WHAT THE TASK REQUIRES: In this exercise, the entries below include pictures. Repeat exactly the lines from the line with "Rebuild this chart" to the line with "0.006, 0.006, 0.006]", including both, but without the pictures.

DATA SECTION:

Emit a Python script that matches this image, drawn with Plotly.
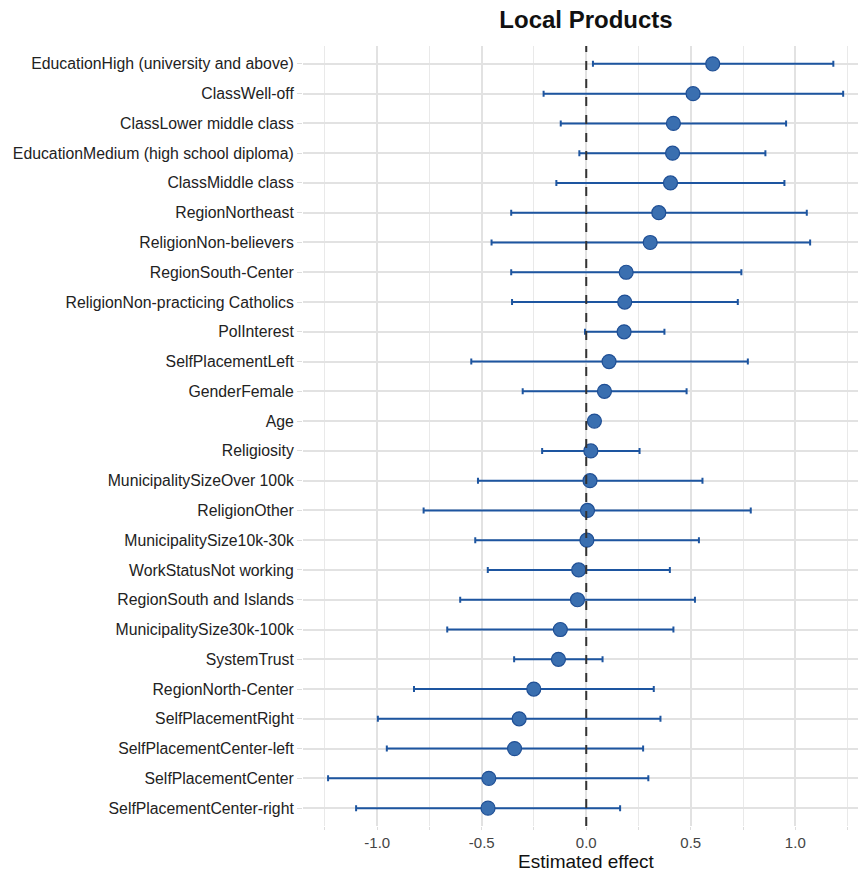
import plotly.graph_objects as go

title = "Local Products"
x_title = "Estimated effect"

terms = [
    "EducationHigh (university and above)",
    "ClassWell-off",
    "ClassLower middle class",
    "EducationMedium (high school diploma)",
    "ClassMiddle class",
    "RegionNortheast",
    "ReligionNon-believers",
    "RegionSouth-Center",
    "ReligionNon-practicing Catholics",
    "PolInterest",
    "SelfPlacementLeft",
    "GenderFemale",
    "Age",
    "Religiosity",
    "MunicipalitySizeOver 100k",
    "ReligionOther",
    "MunicipalitySize10k-30k",
    "WorkStatusNot working",
    "RegionSouth and Islands",
    "MunicipalitySize30k-100k",
    "SystemTrust",
    "RegionNorth-Center",
    "SelfPlacementRight",
    "SelfPlacementCenter-left",
    "SelfPlacementCenter",
    "SelfPlacementCenter-right",
]

estimate = [0.605, 0.511, 0.417, 0.413, 0.403, 0.347, 0.306, 0.191, 0.184, 0.181,
            0.109, 0.087, 0.039, 0.022, 0.018, 0.006, 0.003, -0.036, -0.042, -0.124,
            -0.133, -0.251, -0.321, -0.343, -0.466, -0.470]
conf_low = [0.032, -0.204, -0.122, -0.033, -0.143, -0.359, -0.453, -0.359, -0.355, -0.006,
            -0.550, -0.304, 0.030, -0.211, -0.518, -0.778, -0.531, -0.471, -0.603, -0.665,
            -0.345, -0.824, -0.997, -0.954, -1.235, -1.101]
conf_high = [1.182, 1.229, 0.956, 0.857, 0.948, 1.055, 1.071, 0.742, 0.725, 0.374,
             0.773, 0.480, 0.048, 0.255, 0.556, 0.787, 0.539, 0.400, 0.520, 0.417,
             0.078, 0.323, 0.355, 0.272, 0.297, 0.162]

x_tickvals = [-1.0, -0.5, 0.0, 0.5, 1.0]
x_ticktext = ["-1.0", "-0.5", "0.0", "0.5", "1.0"]

err_plus = [h - e for h, e in zip(conf_high, estimate)]
err_minus = [e - l for e, l in zip(estimate, conf_low)]

W, H = 861, 872
ML, MR, MT, MB = 303, 3, 46, 46
plot_h = H - MT - MB

fig = go.Figure()
fig.add_trace(go.Scatter(
    x=estimate, y=terms, mode="markers",
    marker=dict(size=14, color="#3a6fb0", line=dict(color="#1f4f95", width=1.2)),
    error_x=dict(type="data", symmetric=False, array=err_plus, arrayminus=err_minus,
                 color="#1d55a0", thickness=2, width=3),
    showlegend=False,
))

fig.add_shape(type="line", x0=0, x1=0, xref="x", yref="paper", y0=0, y1=1,
              line=dict(color="#333333", width=2, dash="dash"), layer="above")

fig.add_annotation(text=x_title, xref="x", yref="paper", x=0, y=-(861 - (H - MB)) / plot_h,
                   xanchor="center", yanchor="middle", showarrow=False,
                   font=dict(size=19, color="#111111"))

fig.update_layout(
    width=W, height=H,
    margin=dict(l=ML, r=MR, t=MT, b=MB),
    paper_bgcolor="white", plot_bgcolor="white",
    font=dict(family="Liberation Sans, Arial, sans-serif", color="#333333"),
    title=dict(text="<b>" + title + "</b>", x=586 / W, xanchor="center",
               y=1 - 20 / H, yanchor="middle",
               font=dict(size=24, color="#111111")),
    xaxis=dict(
        range=[-1.355, 1.30],
        tickvals=x_tickvals, ticktext=x_ticktext,
        showgrid=True, gridcolor="#e2e2e2", gridwidth=1.8,
        minor=dict(dtick=0.25, tick0=0, showgrid=True, gridcolor="#e9e9e9", gridwidth=1.3,
                   ticks="outside", ticklen=3, tickcolor="#dddddd"),
        ticks="outside", ticklen=3, tickcolor="#dddddd",
        zeroline=False, showline=False,
        tickfont=dict(size=15, color="#444444"),
    ),
    yaxis=dict(
        categoryorder="array", categoryarray=terms,
        range=[len(terms) - 0.4, -0.6],
        showgrid=True, gridcolor="#e2e2e2", gridwidth=1.8,
        ticks="outside", ticklen=5, tickcolor="#dddddd",
        zeroline=False, showline=False,
        tickfont=dict(size=15.8, color="#222222"),
    ),
)

fig.write_html("out.html")
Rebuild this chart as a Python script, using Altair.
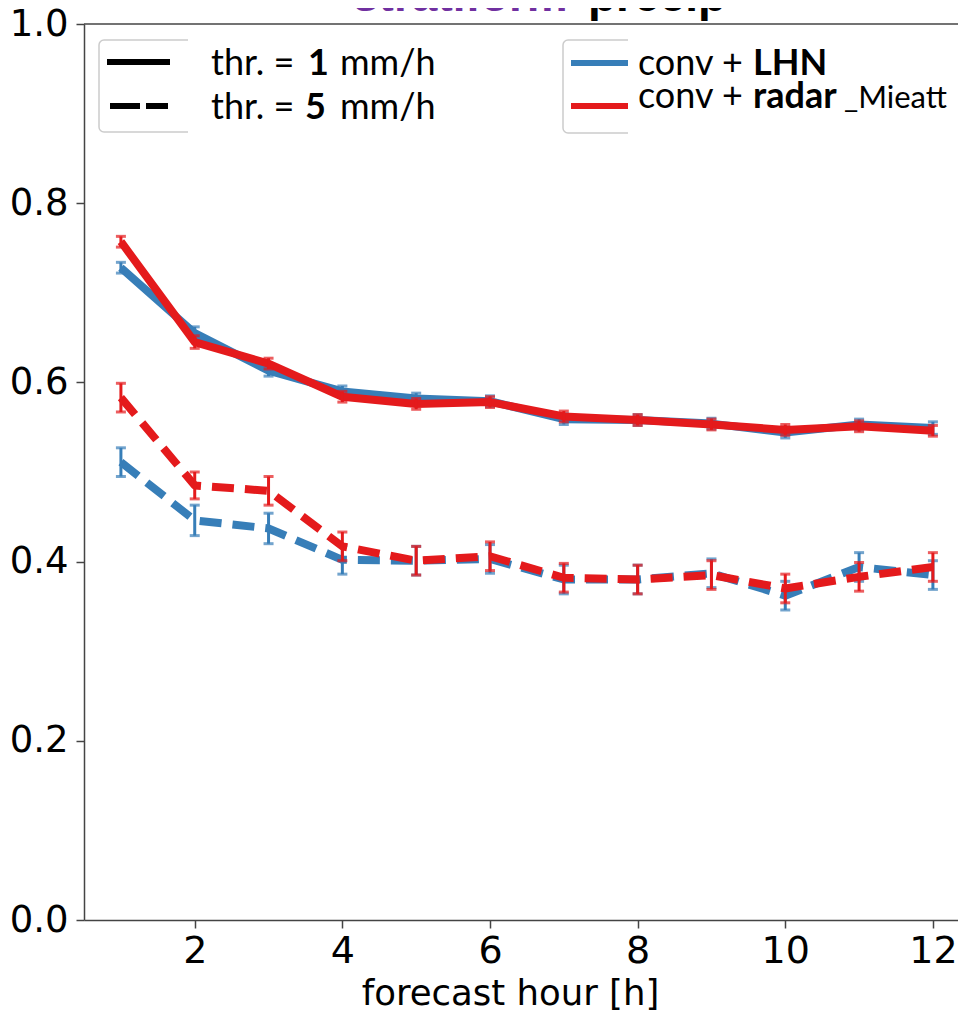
import altair as alt
import pandas as pd

# ---------------- data ----------------
hours = [1, 2, 3, 4, 5, 6, 7, 8, 9, 10, 11, 12]

lhn_1 = [0.728, 0.655, 0.613, 0.590, 0.582, 0.579, 0.559, 0.558, 0.554, 0.544, 0.553, 0.549]
lhn_1_err = [0.006, 0.007, 0.006, 0.006, 0.006, 0.006, 0.006, 0.006, 0.006, 0.006, 0.006, 0.007]
radar_1 = [0.757, 0.645, 0.621, 0.584, 0.576, 0.578, 0.562, 0.558, 0.553, 0.547, 0.551, 0.546]
radar_1_err = [0.006, 0.007, 0.006, 0.006, 0.006, 0.006, 0.006, 0.006, 0.006, 0.006, 0.006, 0.006]

lhn_5 = [0.511, 0.446, 0.437, 0.402, 0.401, 0.403, 0.380, 0.380, 0.387, 0.362, 0.394, 0.385]
lhn_5_err = [0.016, 0.017, 0.017, 0.016, 0.016, 0.016, 0.016, 0.016, 0.016, 0.016, 0.016, 0.016]
radar_5 = [0.583, 0.485, 0.479, 0.417, 0.401, 0.406, 0.382, 0.380, 0.385, 0.370, 0.383, 0.394]
radar_5_err = [0.016, 0.015, 0.016, 0.016, 0.016, 0.016, 0.016, 0.016, 0.016, 0.016, 0.016, 0.016]

x_ticks = [2, 4, 6, 8, 10, 12]
y_ticks = [0.0, 0.2, 0.4, 0.6, 0.8, 1.0]

BLUE = "#377eb8"
RED = "#e41a1c"
PURPLE = "#7030a0"
AXIS = "#444444"

W, H = 874, 896

xscale = alt.Scale(domain=[0.5, 12.34], nice=False, zero=False, padding=0)
yscale = alt.Scale(domain=[0, 1], nice=False, zero=False, padding=0)

x_axis = alt.Axis(values=x_ticks, title="forecast hour [h]", grid=False,
                  labelFont="DejaVu Sans", labelFontSize=38, labelColor="black",
                  labelPadding=4, tickSize=8, tickWidth=1.5, tickColor=AXIS,
                  domainColor=AXIS, domainWidth=1.5,
                  titleFont="DejaVu Sans", titleFontSize=35.5, titleFontWeight="normal",
                  titleColor="black", titleX=426, titleY=84, titleBaseline="alphabetic",
                  titleAlign="center")
y_axis = alt.Axis(values=y_ticks, format=".1f", title=None, grid=False,
                  labelFont="DejaVu Sans", labelFontSize=37, labelColor="black",
                  labelPadding=8, tickSize=8, tickWidth=1.5, tickColor=AXIS,
                  domainColor=AXIS, domainWidth=1.5)


def X(field):
    return alt.X(field, scale=xscale, axis=x_axis)


def Y(field):
    return alt.Y(field, scale=yscale, axis=y_axis)


def series_df(vals, errs):
    return pd.DataFrame({
        "hour": hours,
        "value": vals,
        "lo": [v - e for v, e in zip(vals, errs)],
        "hi": [v + e for v, e in zip(vals, errs)],
    })


def series_layers(vals, errs, color, dashed):
    df = series_df(vals, errs)
    base = alt.Chart(df)
    line_kw = dict(color=color, strokeWidth=8, strokeCap="butt", strokeJoin="round")
    if dashed:
        line_kw["strokeDash"] = [22, 11]
    line = base.mark_line(**line_kw).encode(x=X("hour:Q"), y=Y("value:Q"))
    bar = base.mark_rule(color=color, strokeWidth=3).encode(
        x=X("hour:Q"), y=Y("lo:Q"), y2="hi:Q")
    cap_lo = base.mark_tick(color=color, orient="horizontal", size=10, thickness=3).encode(
        x=X("hour:Q"), y=Y("lo:Q"))
    cap_hi = base.mark_tick(color=color, orient="horizontal", size=10, thickness=3).encode(
        x=X("hour:Q"), y=Y("hi:Q"))
    return [line, bar, cap_lo, cap_hi]


layers = []
layers += series_layers(lhn_1, lhn_1_err, BLUE, False)
layers += series_layers(radar_1, radar_1_err, RED, False)
layers += series_layers(lhn_5, lhn_5_err, BLUE, True)
layers += series_layers(radar_5, radar_5_err, RED, True)

one = alt.Chart(pd.DataFrame({"k": [0]}))

# top frame line
top_line = one.mark_rule(color=AXIS, strokeWidth=1.5).encode(
    x=alt.value(0), x2=alt.value(W), y=alt.value(0))

# title (cut at the top of the page)
title_a = one.mark_text(text="stratiform", font="Liberation Sans", fontSize=46,
                        fontWeight="bold", color=PURPLE, align="left",
                        baseline="alphabetic").encode(x=alt.value(269), y=alt.value(-13))
title_b = one.mark_text(text="precip", font="Liberation Sans", fontSize=46,
                        fontWeight="bold", color="black", align="left",
                        baseline="alphabetic").encode(x=alt.value(504), y=alt.value(-13))

# legend boxes
box_style = dict(fill="white", stroke="#cccccc", strokeWidth=1.5, cornerRadius=5)
box1 = one.mark_rect(**box_style).encode(x=alt.value(15), x2=alt.value(366),
                                          y=alt.value(16), y2=alt.value(108))
cover1 = one.mark_rect(fill="white").encode(x=alt.value(104), x2=alt.value(368),
                                            y=alt.value(13), y2=alt.value(111))
box2 = one.mark_rect(**box_style).encode(x=alt.value(479), x2=alt.value(W + 20),
                                          y=alt.value(16), y2=alt.value(109))
cover2 = one.mark_rect(fill="white").encode(x=alt.value(544), x2=alt.value(W + 20),
                                            y=alt.value(13), y2=alt.value(112))

leg_solid = one.mark_rule(color="black", strokeWidth=6).encode(
    x=alt.value(23), x2=alt.value(86), y=alt.value(38))
leg_dash = one.mark_rule(color="black", strokeWidth=6, strokeDash=[30, 6]).encode(
    x=alt.value(26), x2=alt.value(84), y=alt.value(82))
leg_blue = one.mark_rule(color=BLUE, strokeWidth=6).encode(
    x=alt.value(487), x2=alt.value(544), y=alt.value(39))
leg_red = one.mark_rule(color=RED, strokeWidth=6).encode(
    x=alt.value(487), x2=alt.value(544), y=alt.value(82))

LF = "Lato"
LS = 36


def txt(s, x, y, bold=False, size=LS):
    return one.mark_text(text=s, font=LF, fontSize=size,
                         fontWeight="bold" if bold else "normal", color="black",
                         align="left", baseline="alphabetic").encode(
        x=alt.value(x), y=alt.value(y))


legend_text = [
    txt("thr. =", 127, 51), txt("1", 224, 51, bold=True), txt("mm/h", 256, 51),
    txt("thr. =", 127, 95), txt("5", 221, 95, bold=True), txt("mm/h", 256, 95),
    txt("conv +", 554, 51), txt("LHN", 669, 51, bold=True),
    txt("conv +", 554, 84), txt("radar", 669, 84, bold=True), txt("_Mieatt", 760, 84, size=31),
]

chart = alt.layer(
    *layers, top_line, title_a, title_b,
    box1, cover1, box2, cover2,
    leg_solid, leg_dash, leg_blue, leg_red,
    *legend_text,
).properties(
    width=W, height=H,
    autosize=alt.AutoSizeParams(type="none"),
    padding={"left": 76, "top": 16, "right": 0, "bottom": 91},
    background="white",
).configure_view(stroke=None)

chart.save("out.html", embed_options={"renderer": "svg", "actions": False})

THE ANSWER:
Rebuild this chart as a Python script, using Altair.
import altair as alt
import pandas as pd

# ---------------- data ----------------
hours = [1, 2, 3, 4, 5, 6, 7, 8, 9, 10, 11, 12]

lhn_1 = [0.728, 0.655, 0.613, 0.590, 0.582, 0.579, 0.559, 0.558, 0.554, 0.544, 0.553, 0.549]
lhn_1_err = [0.006, 0.007, 0.006, 0.006, 0.006, 0.006, 0.006, 0.006, 0.006, 0.006, 0.006, 0.007]
radar_1 = [0.757, 0.645, 0.621, 0.584, 0.576, 0.578, 0.562, 0.558, 0.553, 0.547, 0.551, 0.546]
radar_1_err = [0.006, 0.007, 0.006, 0.006, 0.006, 0.006, 0.006, 0.006, 0.006, 0.006, 0.006, 0.006]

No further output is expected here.